Tag Archives: political broadcast

Labour celebrating the past to win the future?

There’s rumours circulating that the above film ‘Against the odds’ could be used as a party political broadcast in the next election.  Sentimentality has been used to great effect recently by brands like Hovis, Sainsbury’s and Heinz, so The Labour Party would be in the company of some of the nations most successful marketeers if it did so.

Whether it’s choosing the supermarket where you buy the beans to go on your toast, or electing a government, getting people to change their mind from their default position is incredibly difficult to do.  Reminding people of the decisions they have made in the past can be a very effective method of getting them to do the same thing in the future.

Labour, in the above spot, is playing to one of the strengths that an incumbent party has – defense of the status quo – whilst at the same time presenting itself as a radical, forward-facing organisation.  Very smart.

Pink (Ballot) Paper

The Labour Party have released an advert highlighting their action on lesbian, gay, bi-sexual and trans-gendered (LGBT) rights and seeded it on the Pink Paper.  I’ve never seen a LGBT specific piece of political advertising before in the UK by a mainstream political party, though I’m sure there has been.  This is a really nice, positive video that beats the pants off anything else that the Labour Party have produced for the EU elections.  Great stuff.

Green Party Broadcast

A classic ‘real people’ broadcast.  It communicates their 2 messages, clearly and simply – 1) vote Green for European investment in our economy 2) Vote Green to help save the planet, for the sake of your kids. 

It starts off quite slowly, but the emotional climax is brilliantly done.  A nice music score and the light, pleasant, unimposing tone of the people featured in the video make it highly likely to evoke the reaction ‘this party understand my concerns’ and ‘this is a political party for me’  from floating middle-class voters who are disenchated with the more established parties.

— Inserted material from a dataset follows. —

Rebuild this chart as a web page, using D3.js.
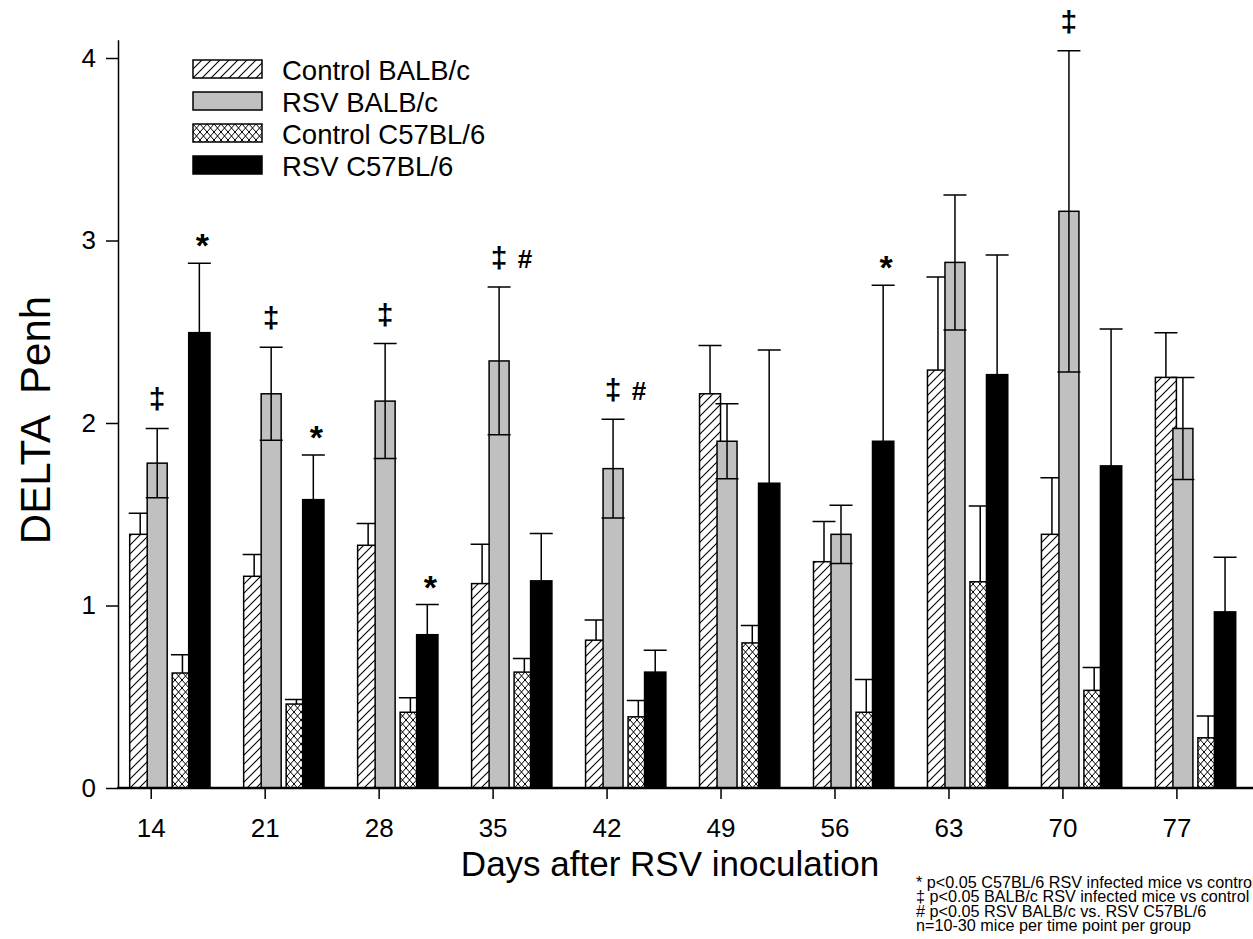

On the basis of this broadcast, I wouldn’t be surprised if The Green Party do well in Ireland next week.

Labour Party Political Broadcast 2009

The take-away message of ‘you can’t cut your way out of a recession, you have to grow your way out’ was completely muddled by the sheer amount of stock-looking footage (the most often repeated and worst sin of party political broadcasts) and policy name-checks.

Don’t get me wrong, I get that it was all meant to show “Labour acting, where the Tories wouldn’t” but that message is too complicated and didn’t cut through.

The best bits – Showing Gordon hard at work, late into the night in a ‘behind the scenes’ style. Coverage of Gordon’s speech to Congress.

The worst bits – When it cut to Gordon in the garden and from a standing start he begins to walk for no apparent reason. Cringe.  The bit where Gordon takes two steps towards Obama to shake his hand and stands awkwardly close to him, Obama offers only a lean.  Double cringe.

Those two ‘worst bits’ may seem completely trivial, but it’s those tiny bits of awkwardness that turn people off Gordon.  As Thaler and Sunstein masterfully point out in Nudge:

“A candidate who makes a bad first impression, or who tries to win votes by complex arguments and statistical demonstrations, may well run into trouble.”

In this party political broadcast Gordon makes a couple of really bad impressions and rounds it off with some relatively complex arguments and policy demonstrations.  Not good.